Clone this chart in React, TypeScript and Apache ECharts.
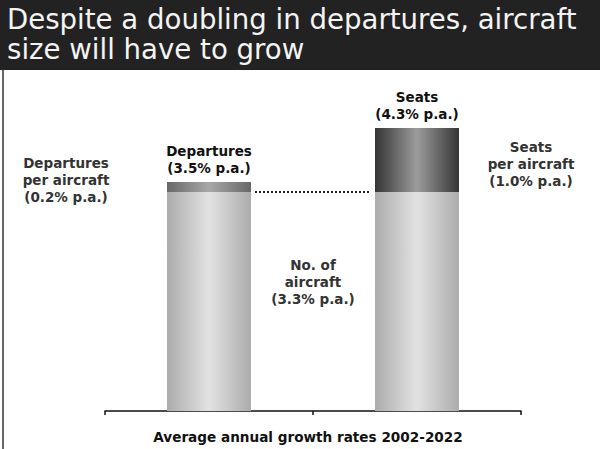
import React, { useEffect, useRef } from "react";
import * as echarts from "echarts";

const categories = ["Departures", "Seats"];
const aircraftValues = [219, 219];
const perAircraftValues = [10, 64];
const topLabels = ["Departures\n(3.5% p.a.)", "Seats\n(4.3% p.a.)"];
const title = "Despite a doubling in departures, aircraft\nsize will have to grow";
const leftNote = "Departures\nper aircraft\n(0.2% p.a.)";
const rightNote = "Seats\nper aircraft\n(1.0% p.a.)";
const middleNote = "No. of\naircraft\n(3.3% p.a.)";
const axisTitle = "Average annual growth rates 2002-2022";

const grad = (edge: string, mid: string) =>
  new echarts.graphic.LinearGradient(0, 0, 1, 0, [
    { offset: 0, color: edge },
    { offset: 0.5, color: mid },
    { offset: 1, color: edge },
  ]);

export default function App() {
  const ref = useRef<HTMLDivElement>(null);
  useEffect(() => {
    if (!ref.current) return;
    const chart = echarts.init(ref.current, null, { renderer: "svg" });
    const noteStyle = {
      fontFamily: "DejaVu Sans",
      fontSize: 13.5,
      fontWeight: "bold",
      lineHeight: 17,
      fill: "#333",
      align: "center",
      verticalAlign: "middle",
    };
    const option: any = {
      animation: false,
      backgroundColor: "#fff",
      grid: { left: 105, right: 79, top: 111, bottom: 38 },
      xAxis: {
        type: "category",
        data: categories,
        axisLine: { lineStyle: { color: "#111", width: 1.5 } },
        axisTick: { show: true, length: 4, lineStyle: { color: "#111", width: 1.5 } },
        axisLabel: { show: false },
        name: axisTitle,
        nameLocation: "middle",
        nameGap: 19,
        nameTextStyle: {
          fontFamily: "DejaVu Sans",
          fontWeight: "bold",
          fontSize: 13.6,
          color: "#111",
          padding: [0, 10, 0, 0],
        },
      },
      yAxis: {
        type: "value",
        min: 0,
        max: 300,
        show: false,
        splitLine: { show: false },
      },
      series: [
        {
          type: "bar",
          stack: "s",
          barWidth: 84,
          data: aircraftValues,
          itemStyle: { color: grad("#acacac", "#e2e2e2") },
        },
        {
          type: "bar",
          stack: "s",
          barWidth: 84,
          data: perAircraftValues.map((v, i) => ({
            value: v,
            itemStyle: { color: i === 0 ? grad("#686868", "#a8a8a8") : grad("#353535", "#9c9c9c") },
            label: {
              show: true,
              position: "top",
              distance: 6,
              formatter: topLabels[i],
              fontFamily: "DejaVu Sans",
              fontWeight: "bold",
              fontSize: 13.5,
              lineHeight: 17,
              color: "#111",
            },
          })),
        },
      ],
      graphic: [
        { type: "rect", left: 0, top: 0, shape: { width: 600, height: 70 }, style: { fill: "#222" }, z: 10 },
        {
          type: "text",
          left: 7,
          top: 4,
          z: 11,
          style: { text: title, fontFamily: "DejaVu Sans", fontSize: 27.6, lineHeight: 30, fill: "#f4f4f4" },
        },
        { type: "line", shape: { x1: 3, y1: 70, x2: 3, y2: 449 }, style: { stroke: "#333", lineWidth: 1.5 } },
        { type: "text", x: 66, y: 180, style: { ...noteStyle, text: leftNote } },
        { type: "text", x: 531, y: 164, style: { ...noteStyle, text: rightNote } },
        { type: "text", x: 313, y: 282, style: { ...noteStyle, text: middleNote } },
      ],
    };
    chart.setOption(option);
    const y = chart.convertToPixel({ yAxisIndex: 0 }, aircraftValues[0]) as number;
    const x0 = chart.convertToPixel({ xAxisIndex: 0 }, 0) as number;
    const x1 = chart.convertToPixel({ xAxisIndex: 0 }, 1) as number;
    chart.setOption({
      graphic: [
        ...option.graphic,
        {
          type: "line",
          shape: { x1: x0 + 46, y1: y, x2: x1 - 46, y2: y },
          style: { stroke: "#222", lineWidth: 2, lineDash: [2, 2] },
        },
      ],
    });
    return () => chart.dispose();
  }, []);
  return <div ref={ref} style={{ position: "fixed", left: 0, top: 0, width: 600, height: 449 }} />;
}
* * *
### EXERCISE DETAILS
From the first line above down to the line with "import * as", reproduce every line and no others, omitting pictures.

### ANSWER TO THIS TASK
Clone this chart in React, TypeScript and Apache ECharts.
import React, { useEffect, useRef } from "react";
import * as echarts from "echarts";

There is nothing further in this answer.